As if this were not a strong enough signal to the Government, property tycoon Li Ka-shing appeared at a public function and felt obliged to offer a word of support for the party that most clearly represents the business sector.
Welcome to the opening salvo of the Liberal Party's campaign for the Legislative Council elections in September. Other political parties may stay away from its rally, but most agree that "breathing life" into the property market is the biggest issue of the election.
The pressure is now on Chief Executive Tung Chee-hwa to address these vociferous calls for extricating homeowners who have fallen into the deep pit of "negative assets" by going into the market when prices were sky high. Having been blamed for precipitating the crash by vowing in his first Policy Address in 1997 to build 85,000 flats a year to suppress soaring prices, Mr Tung is now hard-pressed to satisfy their demands.
After all, despite its avowed economic policy of non-intervention, the Government has always been a major player in the housing market, both as the largest landowner and as a provider of subsidised flats. Its housing policy has always had a strong impact on the market.
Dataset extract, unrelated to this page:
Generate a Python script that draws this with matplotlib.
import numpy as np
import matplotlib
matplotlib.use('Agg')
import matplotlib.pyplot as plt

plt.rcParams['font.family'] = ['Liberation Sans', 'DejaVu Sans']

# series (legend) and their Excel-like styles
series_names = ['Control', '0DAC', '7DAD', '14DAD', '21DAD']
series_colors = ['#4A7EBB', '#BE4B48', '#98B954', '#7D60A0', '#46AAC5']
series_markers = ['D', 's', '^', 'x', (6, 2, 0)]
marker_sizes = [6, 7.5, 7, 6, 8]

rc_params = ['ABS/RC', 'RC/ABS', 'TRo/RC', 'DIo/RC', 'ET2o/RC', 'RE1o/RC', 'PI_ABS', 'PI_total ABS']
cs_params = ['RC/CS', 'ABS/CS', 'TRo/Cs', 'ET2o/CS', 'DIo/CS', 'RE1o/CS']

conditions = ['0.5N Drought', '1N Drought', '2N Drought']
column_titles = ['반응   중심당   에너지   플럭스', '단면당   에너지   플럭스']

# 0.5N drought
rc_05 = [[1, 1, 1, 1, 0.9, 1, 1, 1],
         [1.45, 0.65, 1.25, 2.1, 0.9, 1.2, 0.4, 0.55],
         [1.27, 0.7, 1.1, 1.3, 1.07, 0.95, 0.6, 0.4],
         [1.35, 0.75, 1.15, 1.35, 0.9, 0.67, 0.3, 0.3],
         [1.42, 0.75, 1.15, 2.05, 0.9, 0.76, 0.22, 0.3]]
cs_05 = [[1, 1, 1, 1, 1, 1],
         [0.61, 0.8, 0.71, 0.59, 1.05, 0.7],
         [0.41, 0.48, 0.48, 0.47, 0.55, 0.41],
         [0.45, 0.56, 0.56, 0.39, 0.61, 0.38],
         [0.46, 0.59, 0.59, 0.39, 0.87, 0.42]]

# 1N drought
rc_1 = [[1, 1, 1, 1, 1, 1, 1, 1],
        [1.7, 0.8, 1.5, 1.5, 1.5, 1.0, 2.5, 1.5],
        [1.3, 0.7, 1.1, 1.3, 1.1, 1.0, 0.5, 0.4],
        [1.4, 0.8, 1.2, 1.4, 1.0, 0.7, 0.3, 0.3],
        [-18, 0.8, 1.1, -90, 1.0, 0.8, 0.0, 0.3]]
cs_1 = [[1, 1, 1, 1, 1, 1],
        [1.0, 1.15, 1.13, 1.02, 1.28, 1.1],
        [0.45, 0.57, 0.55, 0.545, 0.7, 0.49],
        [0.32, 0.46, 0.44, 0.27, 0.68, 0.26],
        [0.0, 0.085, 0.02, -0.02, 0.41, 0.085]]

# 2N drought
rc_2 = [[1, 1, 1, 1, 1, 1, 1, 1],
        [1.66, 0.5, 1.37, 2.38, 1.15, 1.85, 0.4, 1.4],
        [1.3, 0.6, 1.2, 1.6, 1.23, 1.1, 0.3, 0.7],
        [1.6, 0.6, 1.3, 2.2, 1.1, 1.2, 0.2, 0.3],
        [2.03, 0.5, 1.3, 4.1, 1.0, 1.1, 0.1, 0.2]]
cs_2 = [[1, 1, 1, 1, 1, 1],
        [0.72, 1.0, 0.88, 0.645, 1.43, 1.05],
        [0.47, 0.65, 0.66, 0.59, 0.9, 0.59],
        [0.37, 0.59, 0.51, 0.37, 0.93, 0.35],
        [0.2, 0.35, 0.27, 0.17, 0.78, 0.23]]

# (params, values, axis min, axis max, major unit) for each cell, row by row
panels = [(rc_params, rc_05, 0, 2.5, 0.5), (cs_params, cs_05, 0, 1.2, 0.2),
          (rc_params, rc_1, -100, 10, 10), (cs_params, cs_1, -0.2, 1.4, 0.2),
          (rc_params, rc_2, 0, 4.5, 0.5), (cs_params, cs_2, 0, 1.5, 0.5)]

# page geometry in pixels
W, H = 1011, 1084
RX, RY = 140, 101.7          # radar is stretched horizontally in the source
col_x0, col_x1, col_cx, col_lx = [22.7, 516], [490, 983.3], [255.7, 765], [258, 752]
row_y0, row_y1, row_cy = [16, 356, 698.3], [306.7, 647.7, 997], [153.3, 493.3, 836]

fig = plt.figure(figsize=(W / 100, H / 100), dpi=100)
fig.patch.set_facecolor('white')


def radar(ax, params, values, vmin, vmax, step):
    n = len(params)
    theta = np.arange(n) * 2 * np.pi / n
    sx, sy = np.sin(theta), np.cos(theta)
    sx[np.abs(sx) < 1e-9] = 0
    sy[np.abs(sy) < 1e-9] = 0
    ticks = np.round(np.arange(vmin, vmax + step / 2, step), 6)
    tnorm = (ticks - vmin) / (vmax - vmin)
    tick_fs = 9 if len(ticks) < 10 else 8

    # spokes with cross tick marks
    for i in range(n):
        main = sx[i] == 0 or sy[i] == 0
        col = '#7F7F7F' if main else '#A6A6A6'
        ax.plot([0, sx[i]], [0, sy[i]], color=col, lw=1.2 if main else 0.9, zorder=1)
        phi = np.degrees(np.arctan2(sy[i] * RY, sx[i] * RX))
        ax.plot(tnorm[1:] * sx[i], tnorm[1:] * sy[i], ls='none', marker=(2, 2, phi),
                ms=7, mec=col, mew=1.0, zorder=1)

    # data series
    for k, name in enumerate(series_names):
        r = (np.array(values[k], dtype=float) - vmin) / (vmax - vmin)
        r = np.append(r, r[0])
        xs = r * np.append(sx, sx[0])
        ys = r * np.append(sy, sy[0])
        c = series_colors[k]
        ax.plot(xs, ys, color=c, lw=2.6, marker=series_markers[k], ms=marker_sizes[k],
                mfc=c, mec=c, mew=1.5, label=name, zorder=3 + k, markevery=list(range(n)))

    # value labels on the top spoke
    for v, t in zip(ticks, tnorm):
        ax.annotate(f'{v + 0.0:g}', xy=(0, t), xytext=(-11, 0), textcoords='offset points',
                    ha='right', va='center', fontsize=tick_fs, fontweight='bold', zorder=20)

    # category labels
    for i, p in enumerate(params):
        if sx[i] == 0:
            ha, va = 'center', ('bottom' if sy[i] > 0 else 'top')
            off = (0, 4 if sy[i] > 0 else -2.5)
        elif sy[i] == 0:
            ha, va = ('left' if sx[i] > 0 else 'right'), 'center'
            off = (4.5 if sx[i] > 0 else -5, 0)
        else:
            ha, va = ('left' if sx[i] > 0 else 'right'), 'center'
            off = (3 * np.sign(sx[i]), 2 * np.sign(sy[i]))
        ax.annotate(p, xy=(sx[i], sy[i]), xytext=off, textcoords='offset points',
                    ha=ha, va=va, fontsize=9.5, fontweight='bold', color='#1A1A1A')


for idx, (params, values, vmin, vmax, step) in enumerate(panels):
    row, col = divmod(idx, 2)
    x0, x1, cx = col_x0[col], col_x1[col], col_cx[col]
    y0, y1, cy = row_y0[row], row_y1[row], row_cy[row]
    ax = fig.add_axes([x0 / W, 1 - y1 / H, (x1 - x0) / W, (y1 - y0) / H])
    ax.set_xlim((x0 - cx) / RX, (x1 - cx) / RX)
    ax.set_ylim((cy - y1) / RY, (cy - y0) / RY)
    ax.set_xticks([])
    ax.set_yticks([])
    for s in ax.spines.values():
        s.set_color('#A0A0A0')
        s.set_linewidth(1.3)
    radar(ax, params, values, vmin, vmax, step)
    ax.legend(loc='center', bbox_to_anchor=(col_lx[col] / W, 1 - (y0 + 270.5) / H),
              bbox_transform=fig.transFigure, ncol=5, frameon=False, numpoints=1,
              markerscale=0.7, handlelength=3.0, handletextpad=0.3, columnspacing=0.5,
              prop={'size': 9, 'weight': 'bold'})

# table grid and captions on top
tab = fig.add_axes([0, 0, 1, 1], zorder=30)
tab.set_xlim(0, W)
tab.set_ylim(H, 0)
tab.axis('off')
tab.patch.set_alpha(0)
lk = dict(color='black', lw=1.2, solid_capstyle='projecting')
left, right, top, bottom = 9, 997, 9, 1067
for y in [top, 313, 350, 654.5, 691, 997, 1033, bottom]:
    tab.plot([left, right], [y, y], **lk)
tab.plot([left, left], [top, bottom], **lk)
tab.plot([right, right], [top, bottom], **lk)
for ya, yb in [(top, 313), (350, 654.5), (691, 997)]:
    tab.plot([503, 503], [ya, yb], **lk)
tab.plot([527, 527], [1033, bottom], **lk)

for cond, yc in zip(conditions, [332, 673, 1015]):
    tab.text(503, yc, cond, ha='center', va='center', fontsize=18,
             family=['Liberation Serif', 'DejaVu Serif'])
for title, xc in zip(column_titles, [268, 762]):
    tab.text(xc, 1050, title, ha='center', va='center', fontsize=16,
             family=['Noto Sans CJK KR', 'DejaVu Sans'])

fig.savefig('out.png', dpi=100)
But it would be a mistake for Mr Tung to succumb to the latest pressure. Home prices have fallen dramatically, and it hurts. But because of the Hong Kong dollar's peg to the greenback, our cost of living remains about the highest in the region, especially as most of our Asian neighbours have devalued their currencies. High operating costs work against Hong Kong's attempt to further develop itself as a global financial and services centre.
Due to an ever-increasing population, the property sector has long been a main driving force in the local economy. But costs have now become so high that some multinationals have departed for other regional cities, notably Singapore and Shanghai. If flat and office prices rise sharply yet again, this trickle could become a heavy stream.
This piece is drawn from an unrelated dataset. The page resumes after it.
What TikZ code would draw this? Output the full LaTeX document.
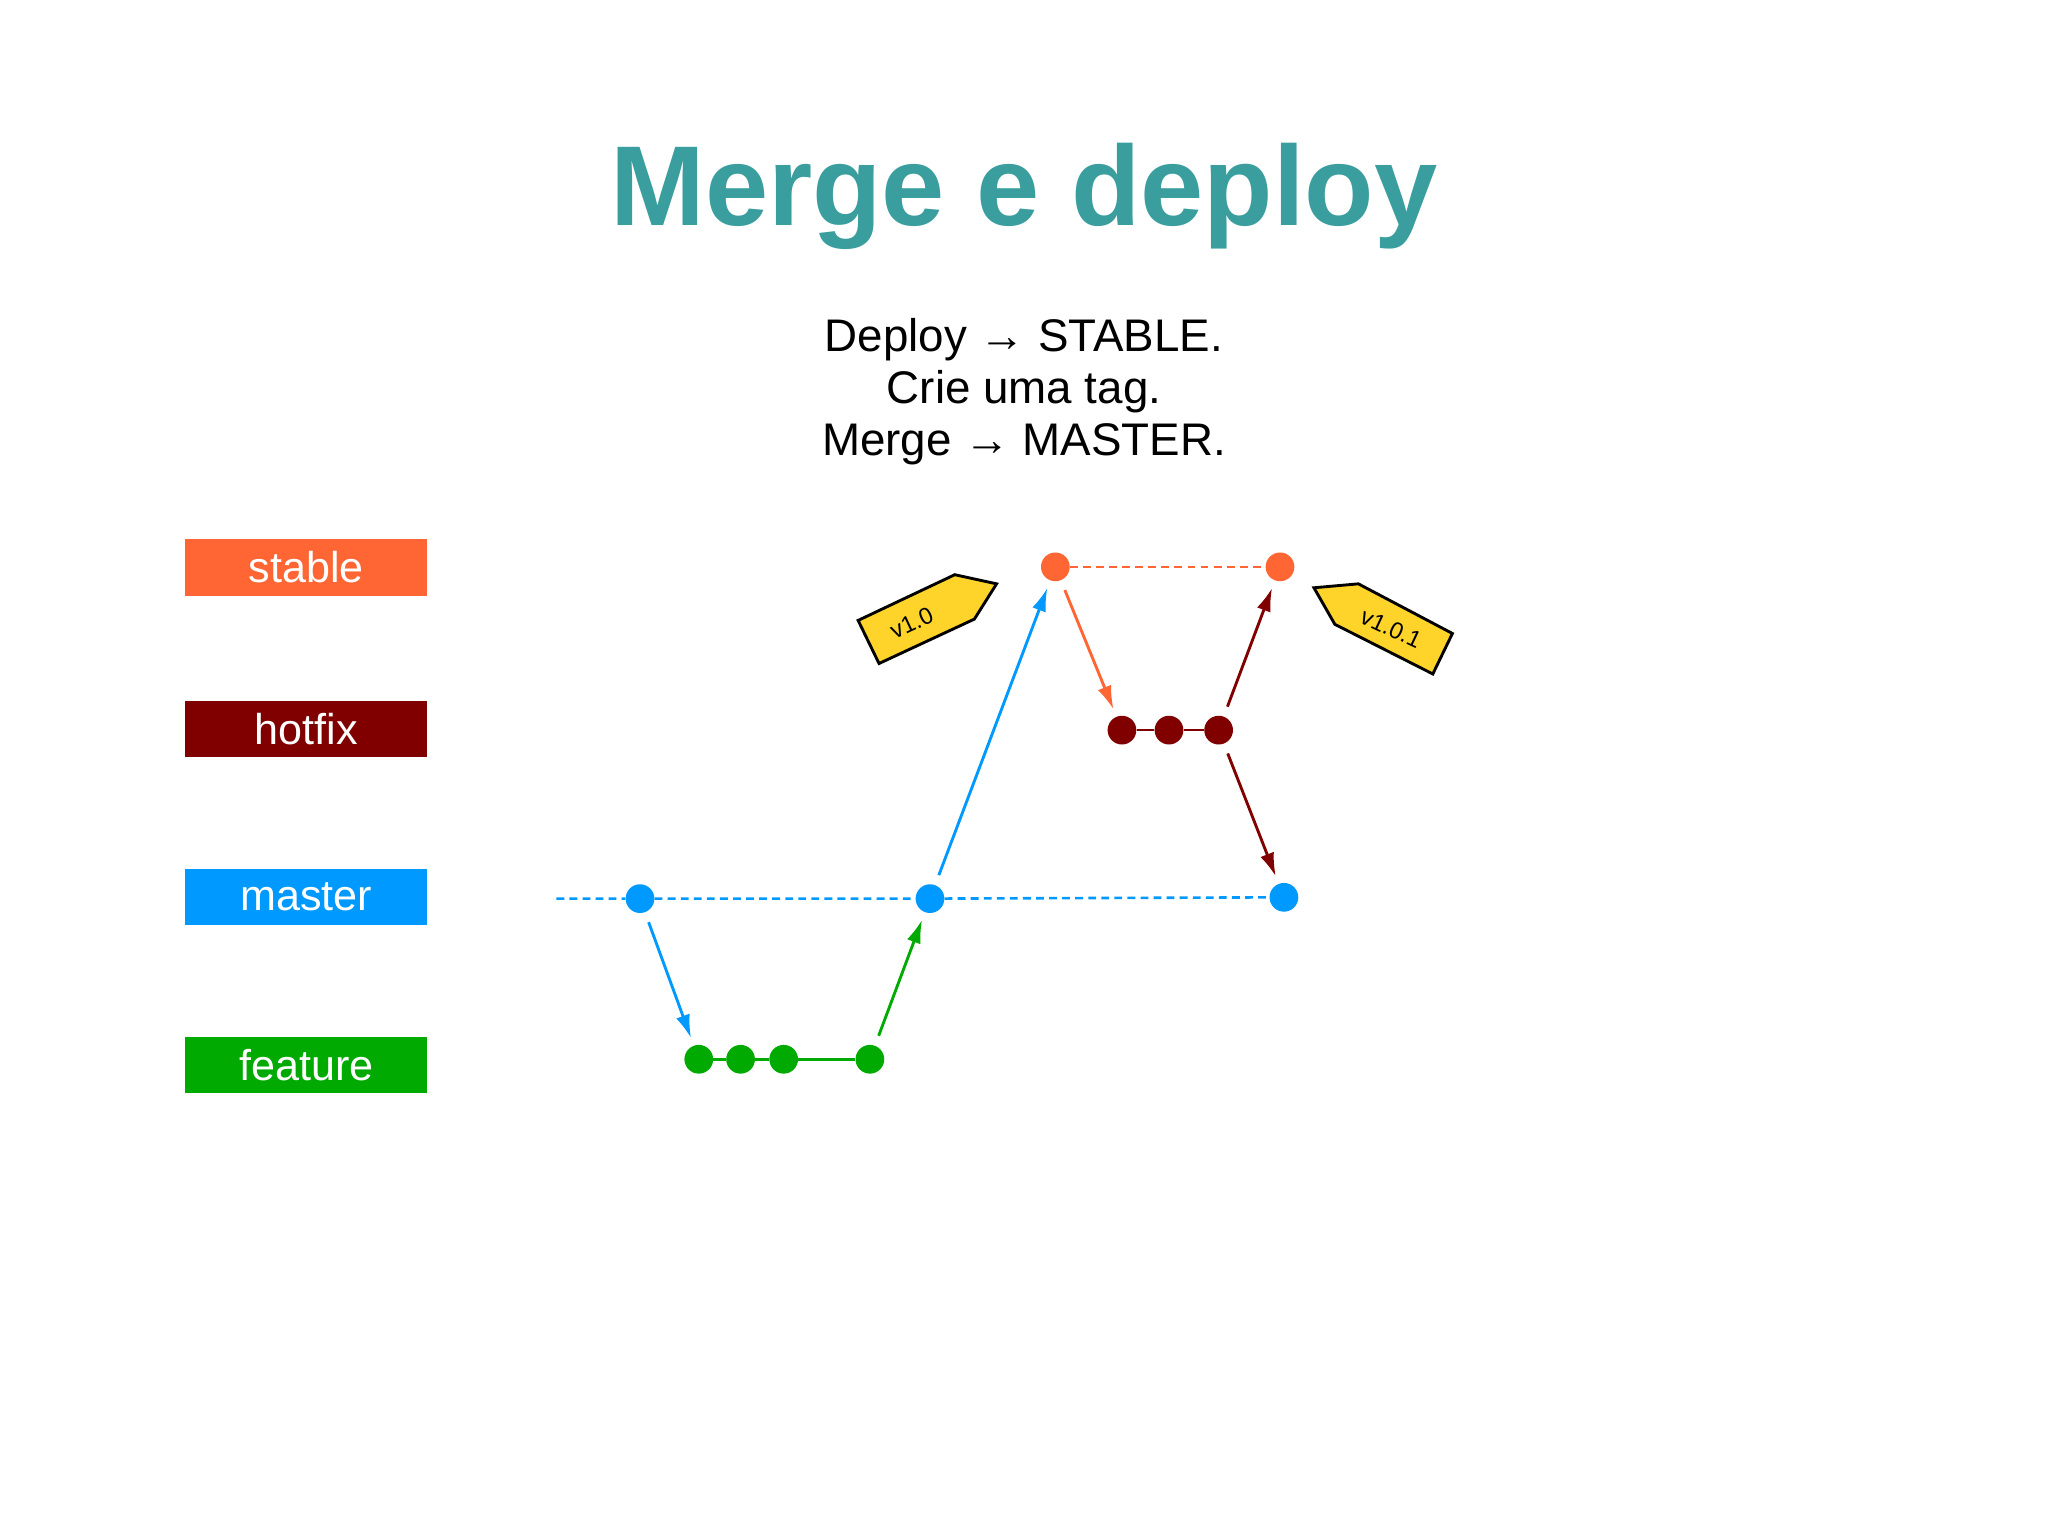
\documentclass[tikz,border=0pt]{standalone}
\usepackage{fontspec}
\setmainfont{Liberation Sans}
\usetikzlibrary{arrows.meta}
\definecolor{cst}{HTML}{FF6633}
\definecolor{chf}{HTML}{800000}
\definecolor{cma}{HTML}{0099FF}
\definecolor{cfe}{HTML}{00AA00}
\definecolor{ctitle}{HTML}{3A9E9E}
\definecolor{ctag}{HTML}{FFD42A}
\begin{document}
\begin{tikzpicture}[x=1pt,y=-1pt,
 lab/.style={minimum width=185pt,minimum height=43pt,inner sep=0pt,text=white,font=\fontsize{33}{33}\selectfont},
 dot/.style={circle,fill=#1,minimum size=22pt,inner sep=0pt},
 arr/.style={draw=#1,line width=2.2pt,-{Latex[length=18pt,width=11pt]},shorten <=8pt,shorten >=6pt},
 tag/.style={draw=black,line width=2.2pt,fill=ctag,line join=miter}]
\useasboundingbox (0,0) rectangle (1568,1175);
\node[text=ctitle,font=\bfseries\fontsize{87}{87}\selectfont] (title) at (784,150) {Merge e deploy};
\node[align=center,font=\fontsize{35}{40}\selectfont] (sub) at (784,300) {Deploy → STABLE.\\Crie uma tag.\\Merge → MASTER.};
\node[lab,fill=cst] (ls) at (234.5,434.5) {stable};
\node[lab,fill=chf] (lh) at (234.5,558) {hotfix};
\node[lab,fill=cma] (lm) at (234.5,686.5) {master};
\node[lab,fill=cfe] (lf) at (234.5,815.5) {feature};
\coordinate (m0) at (426,688);
\node[dot=cma] (m1) at (490,688) {};
\node[dot=cma] (m2) at (712,688) {};
\node[dot=cma] (m3) at (983,687) {};
\node[dot=cfe] (f1) at (535,811) {};
\node[dot=cfe] (f2) at (567,811) {};
\node[dot=cfe] (f3) at (600,811) {};
\node[dot=cfe] (f4) at (666,811) {};
\node[dot=chf] (h1) at (859,559) {};
\node[dot=chf] (h2) at (895,559) {};
\node[dot=chf] (h3) at (933,559) {};
\node[dot=cst] (s1) at (808,434) {};
\node[dot=cst] (s2) at (980,434) {};
\draw[cma,line width=2pt,dash pattern=on 6pt off 4pt] (m0)--(m1)--(m2)--(m3);
\draw[cst,line width=2pt,dash pattern=on 6pt off 4pt] (s1)--(s2);
\draw[cfe,line width=2pt] (f1)--(f2)--(f3)--(f4);
\draw[chf,line width=2pt] (h1)--(h2)--(h3);
\draw[arr=cma] (m1)--(f1);
\draw[arr=cfe] (f4)--(m2);
\draw[arr=cma] (m2)--(s1);
\draw[arr=cst] (s1)--(h1);
\draw[arr=chf] (h3)--(s2);
\draw[arr=chf] (h3)--(m3);
\draw[tag] (657,475)--(673,508)--(746,474)--(763,447)--(731,440)--cycle;
\node[rotate=25,font=\fontsize{18}{18}\selectfont,inner sep=0pt] (t1) at (698,477) {v1.0};
\draw[tag] (1006,450)--(1022,478)--(1097,516)--(1112,485)--(1040,447)--cycle;
\node[rotate=-25,font=\fontsize{18}{18}\selectfont,inner sep=0pt] (t2) at (1065,481) {v1.0.1};
\end{tikzpicture}
\end{document}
While Mr Tung's strategy of promoting hi-tech industries has invited criticism, he is right to push for more diversity in the economy. But diversification is unlikely if high costs keep potential investors from coming and drive away those who are already here.
Further falls in property prices may inflict more damage. But what the Government should do, at most, is a little tinkering to inject confidence in the market. The economy is already rebounding. Any drastic measures to push property prices back up would be just as counter-productive as Mr Tung's bid three years ago to boost housing supply as the property bubble was about to burst.